Good banking requires that when a check is certified the drawer shall actually have its amount on deposit, that an entry shall be made on the bank’s books showing the withdrawal of the amount from his account, and its transfer to a fund from which payment of the check is to be made; and that this fund will be maintained until the check’s presentation. The bank by certifying a check is regarded as asserting the existence of these conditions, but its act is contractual rather than evidentiary. It undertakes to pay the check on presentation, regardless of the state of the drawer’s account. Its obligation in this respect is of no different character than that to a depositor to pay a check drawn on sufficient funds. If the drawer of a check which a bank has certified has in fact no funds on deposit the instrument is still a certified check and the bank’s liability thereon is in no wise affected.
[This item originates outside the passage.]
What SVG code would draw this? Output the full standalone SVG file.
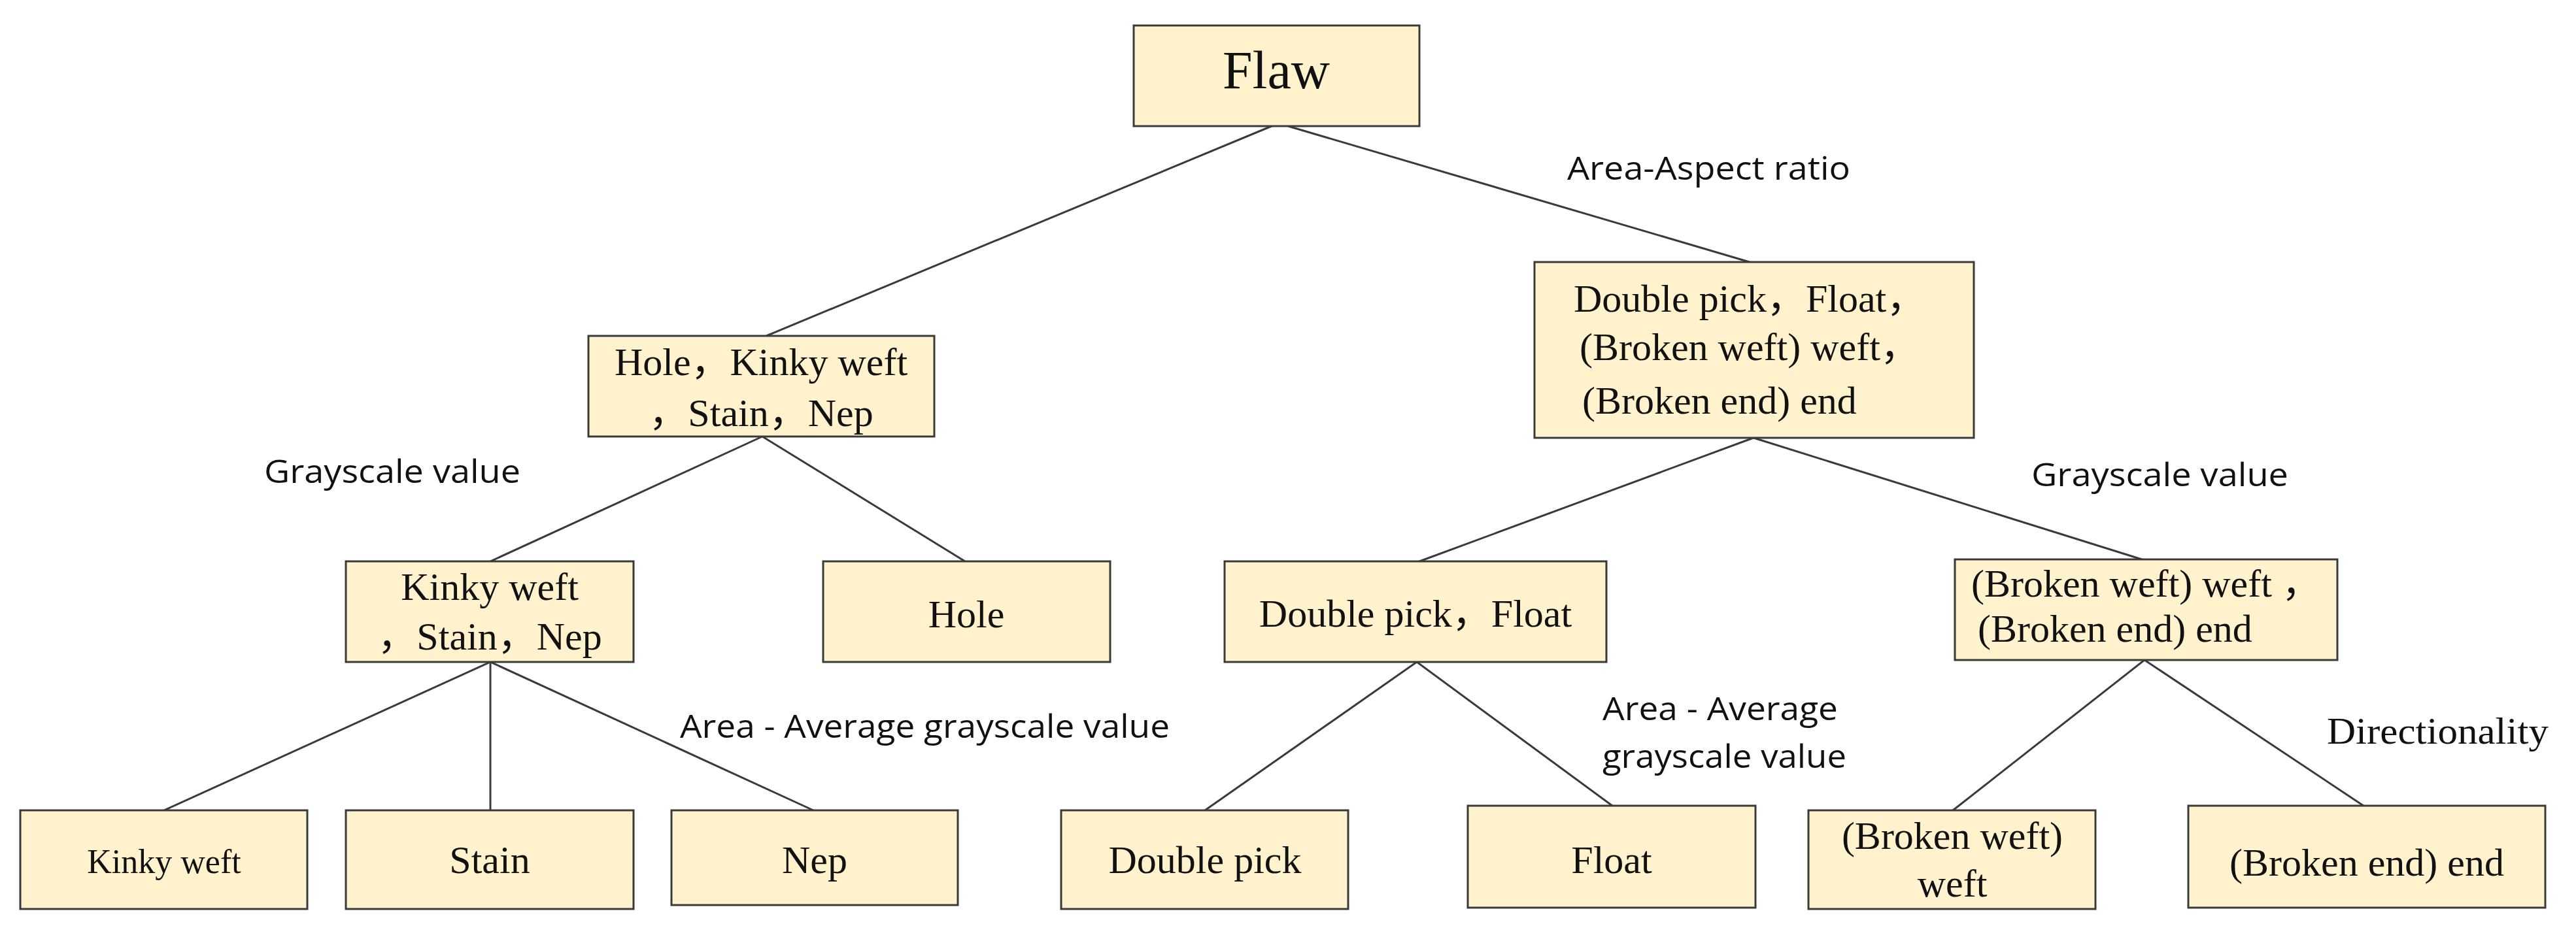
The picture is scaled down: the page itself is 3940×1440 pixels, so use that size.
<svg xmlns="http://www.w3.org/2000/svg" width="3940" height="1440" viewBox="0 0 3940 1440">
<style>
.b{fill:#FFF2CC;stroke:#3a3a3a;stroke-width:3}
.t{font-family:"Liberation Serif","Noto Sans CJK SC",serif;font-size:60px;fill:#111;text-anchor:middle}
.s{text-anchor:start}
.l{font-family:"Open Sans","Liberation Sans",sans-serif;font-size:50px;fill:#111}
#edges line{stroke:#3a3a3a;stroke-width:3}
</style>
<rect width="3940" height="1440" fill="#fff"/>
<g id="edges">
<line x1="1945" y1="193" x2="1172" y2="514"/>
<line x1="1970" y1="193" x2="2676" y2="401"/>
<line x1="1166" y1="668" x2="750" y2="859"/>
<line x1="1166" y1="668" x2="1476" y2="859"/>
<line x1="750" y1="1013" x2="251" y2="1240"/>
<line x1="750" y1="1013" x2="750" y2="1240"/>
<line x1="750" y1="1013" x2="1244" y2="1240"/>
<line x1="2682" y1="670" x2="2171" y2="859"/>
<line x1="2682" y1="670" x2="3276" y2="856"/>
<line x1="2167" y1="1013" x2="1843" y2="1240"/>
<line x1="2167" y1="1013" x2="2466" y2="1233"/>
<line x1="3280" y1="1010" x2="2987" y2="1240"/>
<line x1="3280" y1="1010" x2="3615" y2="1233"/>
</g>
<g id="labels" class="l">
<text x="2397" y="275" textLength="433" lengthAdjust="spacingAndGlyphs">Area-Aspect ratio</text>
<text x="404" y="739" textLength="392" lengthAdjust="spacingAndGlyphs">Grayscale value</text>
<text x="1040" y="1129" textLength="749" lengthAdjust="spacingAndGlyphs">Area - Average grayscale value</text>
<text x="3107" y="744" textLength="393" lengthAdjust="spacingAndGlyphs">Grayscale value</text>
<text x="2451" y="1102" textLength="360" lengthAdjust="spacingAndGlyphs">Area - Average</text>
<text x="2451" y="1175" textLength="373" lengthAdjust="spacingAndGlyphs">grayscale value</text>
<text x="3559" y="1138" textLength="339" lengthAdjust="spacingAndGlyphs" style="font-family:'Liberation Serif',serif;font-size:56px">Directionality</text>
</g>
<g id="flaw"><rect class="b" x="1734" y="39" width="437" height="154"/><text class="t" x="1952" y="135" style="font-size:82px">Flaw</text></g>
<g id="hkstn"><rect class="b" x="900" y="514" width="529" height="154"/><text class="t" x="1164" y="574">Hole，Kinky weft</text><text class="t" x="1164" y="652">，Stain，Nep</text></g>
<g id="ksn"><rect class="b" x="529" y="859" width="440" height="154"/><text class="t" x="749" y="918">Kinky weft</text><text class="t" x="749" y="994">，Stain，Nep</text></g>
<g id="hole"><rect class="b" x="1259" y="859" width="439" height="154"/><text class="t" x="1478" y="960">Hole</text></g>
<g id="kinky"><rect class="b" x="31" y="1240" width="439" height="151"/><text class="t" x="251" y="1336" style="font-size:52px">Kinky weft</text></g>
<g id="stain"><rect class="b" x="529" y="1240" width="440" height="151"/><text class="t" x="749" y="1336">Stain</text></g>
<g id="nep"><rect class="b" x="1027" y="1240" width="438" height="145"/><text class="t" x="1246" y="1336">Nep</text></g>
<g id="dpfbb"><rect class="b" x="2347" y="401" width="672" height="269"/><text class="t s" x="2407" y="477">Double pick，Float，</text><text class="t s" x="2416" y="551">(Broken weft) weft，</text><text class="t s" x="2420" y="633">(Broken end) end</text></g>
<g id="dpf"><rect class="b" x="1873" y="859" width="584" height="154"/><text class="t" x="2165" y="959">Double pick，Float</text></g>
<g id="bwbe"><rect class="b" x="2990" y="856" width="585" height="154"/><text class="t s" x="3015" y="913">(Broken weft) weft ，</text><text class="t s" x="3025" y="982">(Broken end) end</text></g>
<g id="dp"><rect class="b" x="1623" y="1240" width="439" height="151"/><text class="t" x="1843" y="1336">Double pick</text></g>
<g id="float"><rect class="b" x="2245" y="1233" width="440" height="156"/><text class="t" x="2465" y="1336">Float</text></g>
<g id="bw"><rect class="b" x="2766" y="1240" width="439" height="151"/><text class="t" x="2986" y="1299">(Broken weft)</text><text class="t" x="2986" y="1372">weft</text></g>
<g id="be"><rect class="b" x="3347" y="1233" width="546" height="156"/><text class="t" x="3620" y="1340">(Broken end) end</text></g>
</svg>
Money may be deposited with a bank for a particular purpose as, for instance, to pay a specified note or draft, under such circumstances that while 'it is not strictly a special deposit, although sometimes given that term, the depositor may upon insolvency recover it as a trust fund (7 C. J. 631, 632), but that it is upon the theory that the relation of principal and agent existed, which is not the case here; and we have already determined that the holder of the certified check is not in virtue thereof a depositor.

We agree with the district court in its conclusion that the certification of the check did not give it a preferential standing as a charge against the assets in the receiver’s hands.

The judgment is reversed so far as the plaintiff’s claim is made a charge against the guaranty fund, and affirmed so far as it is denied a preference over ordinary debts of the bank.